◆ **WHAT IS NEEDED**
Skip the pictures and quote all of the lines exactly.
----------------
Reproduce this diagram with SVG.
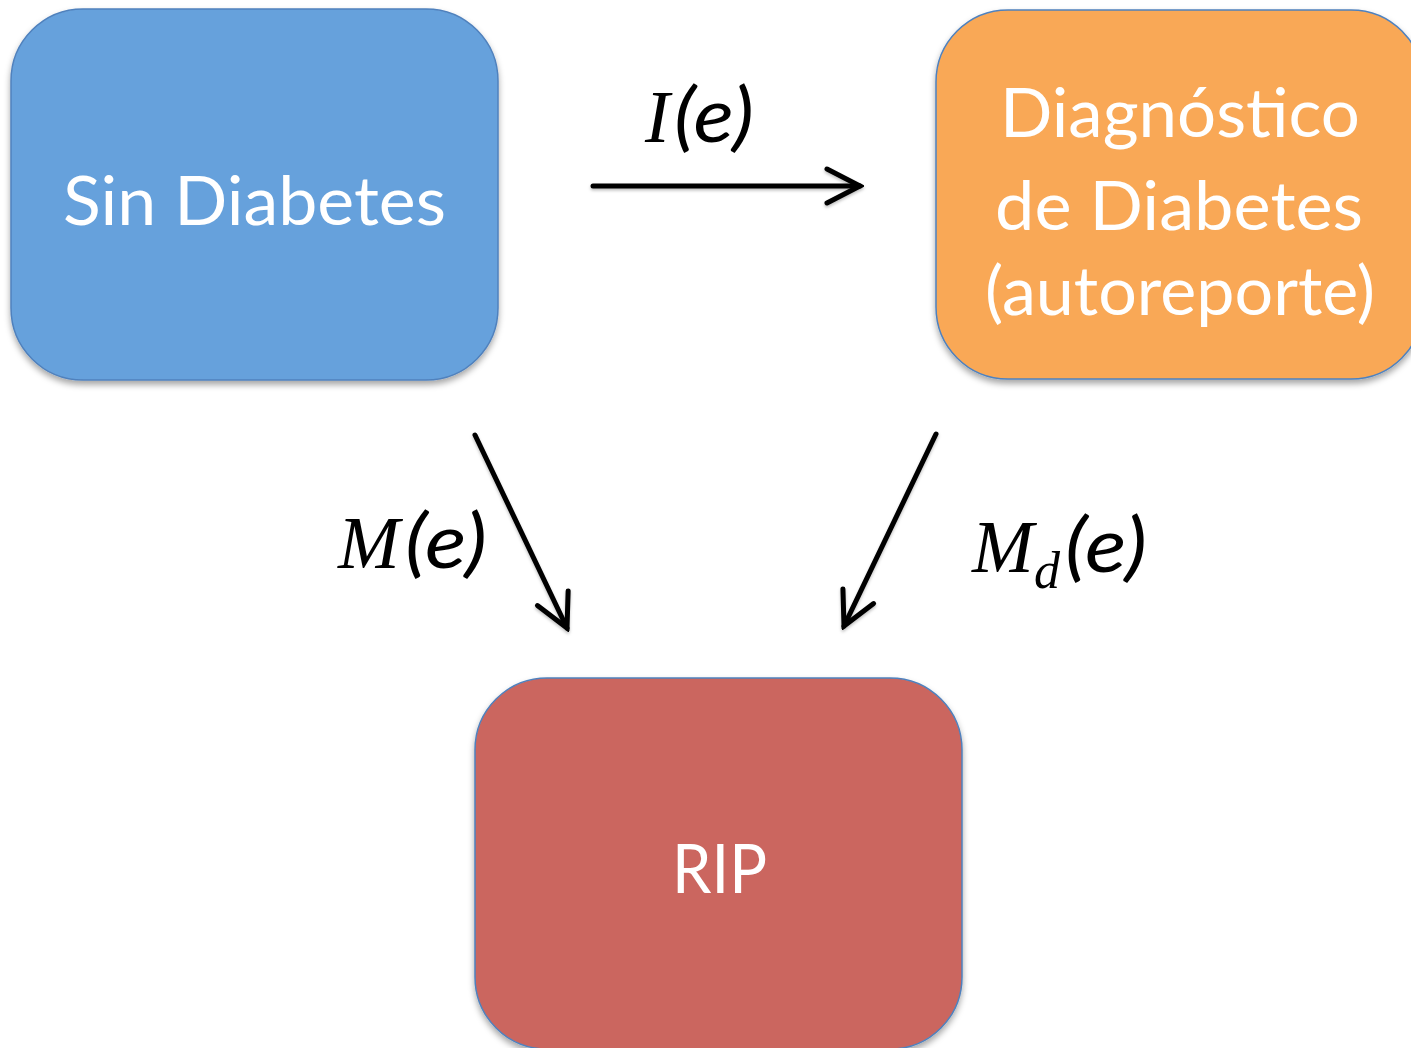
<svg xmlns="http://www.w3.org/2000/svg" width="1411" height="1048" viewBox="0 0 1411 1048">
  <defs>
    <filter id="shadow" x="-10%" y="-10%" width="120%" height="125%">
      <feDropShadow dx="0" dy="4" stdDeviation="3" flood-color="#000" flood-opacity="0.35"/>
    </filter>
    <filter id="lineShadow" filterUnits="userSpaceOnUse" x="0" y="0" width="1411" height="1048">
      <feDropShadow dx="0" dy="2" stdDeviation="1.5" flood-color="#000" flood-opacity="0.25"/>
    </filter>
    <marker id="chevron" markerUnits="userSpaceOnUse" viewBox="-40 -22 44 44" markerWidth="44" markerHeight="44" refX="0" refY="0" orient="auto">
      <path d="M-33,-17 L0,0 L-33,17" fill="none" stroke="#000" stroke-width="5" stroke-linecap="round" stroke-linejoin="miter"/>
    </marker>
    <style>
      .box { stroke: #4f81bd; stroke-width: 1.5; filter: url(#shadow); }
      .label { font-family: Lato, "Open Sans", "Liberation Sans", sans-serif; fill: #fff; text-anchor: middle; }
      .edge { fill: none; stroke: #000; stroke-width: 5; stroke-linecap: round; marker-end: url(#chevron); }
      .math { font-family: "Liberation Serif", "DejaVu Serif", serif; font-style: italic; fill: #000; }
      .paren { font-family: Lato, "Open Sans", "Liberation Sans", sans-serif; font-style: italic; fill: #000; }
    </style>
  </defs>

  <rect width="1411" height="1048" fill="#fff"/>

  <!-- states -->
  <g id="sin-diabetes">
    <rect class="box" x="11" y="9" width="487" height="371" rx="72" ry="72" fill="#66a1dc"/>
    <text class="label" x="254.5" y="225" font-size="68" textLength="383" lengthAdjust="spacingAndGlyphs">Sin Diabetes</text>
  </g>

  <g id="diagnostico">
    <rect class="box" x="936" y="10" width="487" height="369" rx="72" ry="72" fill="#f9a857"/>
    <text class="label" x="1180" y="137" font-size="68" textLength="360" lengthAdjust="spacingAndGlyphs">Diagnóstico</text>
    <text class="label" x="1179" y="230" font-size="68" textLength="368" lengthAdjust="spacingAndGlyphs">de Diabetes</text>
    <text class="label" x="1180" y="315" font-size="68" textLength="390" lengthAdjust="spacingAndGlyphs">(autoreporte)</text>
  </g>

  <g id="rip">
    <rect class="box" x="475" y="678" width="487" height="371" rx="72" ry="72" fill="#cb665f"/>
    <text class="label" x="719.5" y="893" font-size="68" textLength="95" lengthAdjust="spacingAndGlyphs">RIP</text>
  </g>

  <!-- transitions -->
  <g id="connectors" filter="url(#lineShadow)">
    <line class="edge" x1="593" y1="186" x2="860" y2="186"/>
    <line class="edge" x1="475" y1="435" x2="567" y2="628"/>
    <line class="edge" x1="936" y1="434" x2="844" y2="626"/>
  </g>

  <!-- transition rates -->
  <g id="rate-labels">
    <text class="math" x="645" y="142" font-size="74">I</text>
    <text class="paren" x="674" y="142" font-size="76" textLength="80" lengthAdjust="spacingAndGlyphs">(e)</text>

    <text class="math" x="338" y="568" font-size="74">M</text>
    <text class="paren" x="405" y="568" font-size="76" textLength="82" lengthAdjust="spacingAndGlyphs">(e)</text>

    <text class="math" x="972" y="572" font-size="74">M</text>
    <text class="math" x="1034" y="588" font-size="52">d</text>
    <text class="paren" x="1065" y="572" font-size="76" textLength="82" lengthAdjust="spacingAndGlyphs">(e)</text>
  </g>
</svg>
----------------
◆ **COMPLETED TASK**
Reproduce this diagram with SVG.
<svg xmlns="http://www.w3.org/2000/svg" width="1411" height="1048" viewBox="0 0 1411 1048">
  <defs>
    <filter id="shadow" x="-10%" y="-10%" width="120%" height="125%">
      <feDropShadow dx="0" dy="4" stdDeviation="3" flood-color="#000" flood-opacity="0.35"/>
    </filter>
    <filter id="lineShadow" filterUnits="userSpaceOnUse" x="0" y="0" width="1411" height="1048">
      <feDropShadow dx="0" dy="2" stdDeviation="1.5" flood-color="#000" flood-opacity="0.25"/>
    </filter>
    <marker id="chevron" markerUnits="userSpaceOnUse" viewBox="-40 -22 44 44" markerWidth="44" markerHeight="44" refX="0" refY="0" orient="auto">
      <path d="M-33,-17 L0,0 L-33,17" fill="none" stroke="#000" stroke-width="5" stroke-linecap="round" stroke-linejoin="miter"/>
    </marker>
    <style>
      .box { stroke: #4f81bd; stroke-width: 1.5; filter: url(#shadow); }
      .label { font-family: Lato, "Open Sans", "Liberation Sans", sans-serif; fill: #fff; text-anchor: middle; }
      .edge { fill: none; stroke: #000; stroke-width: 5; stroke-linecap: round; marker-end: url(#chevron); }
      .math { font-family: "Liberation Serif", "DejaVu Serif", serif; font-style: italic; fill: #000; }
      .paren { font-family: Lato, "Open Sans", "Liberation Sans", sans-serif; font-style: italic; fill: #000; }
    </style>
  </defs>

  <rect width="1411" height="1048" fill="#fff"/>

  <!-- states -->
  <g id="sin-diabetes">
    <rect class="box" x="11" y="9" width="487" height="371" rx="72" ry="72" fill="#66a1dc"/>
    <text class="label" x="254.5" y="225" font-size="68" textLength="383" lengthAdjust="spacingAndGlyphs">Sin Diabetes</text>
  </g>

  <g id="diagnostico">
    <rect class="box" x="936" y="10" width="487" height="369" rx="72" ry="72" fill="#f9a857"/>
    <text class="label" x="1180" y="137" font-size="68" textLength="360" lengthAdjust="spacingAndGlyphs">Diagnóstico</text>
    <text class="label" x="1179" y="230" font-size="68" textLength="368" lengthAdjust="spacingAndGlyphs">de Diabetes</text>
    <text class="label" x="1180" y="315" font-size="68" textLength="390" lengthAdjust="spacingAndGlyphs">(autoreporte)</text>
  </g>

  <g id="rip">
    <rect class="box" x="475" y="678" width="487" height="371" rx="72" ry="72" fill="#cb665f"/>
    <text class="label" x="719.5" y="893" font-size="68" textLength="95" lengthAdjust="spacingAndGlyphs">RIP</text>
  </g>

  <!-- transitions -->
  <g id="connectors" filter="url(#lineShadow)">
    <line class="edge" x1="593" y1="186" x2="860" y2="186"/>
    <line class="edge" x1="475" y1="435" x2="567" y2="628"/>
    <line class="edge" x1="936" y1="434" x2="844" y2="626"/>
  </g>

  <!-- transition rates -->
  <g id="rate-labels">
    <text class="math" x="645" y="142" font-size="74">I</text>
    <text class="paren" x="674" y="142" font-size="76" textLength="80" lengthAdjust="spacingAndGlyphs">(e)</text>

    <text class="math" x="338" y="568" font-size="74">M</text>
    <text class="paren" x="405" y="568" font-size="76" textLength="82" lengthAdjust="spacingAndGlyphs">(e)</text>

    <text class="math" x="972" y="572" font-size="74">M</text>
    <text class="math" x="1034" y="588" font-size="52">d</text>
    <text class="paren" x="1065" y="572" font-size="76" textLength="82" lengthAdjust="spacingAndGlyphs">(e)</text>
  </g>
</svg>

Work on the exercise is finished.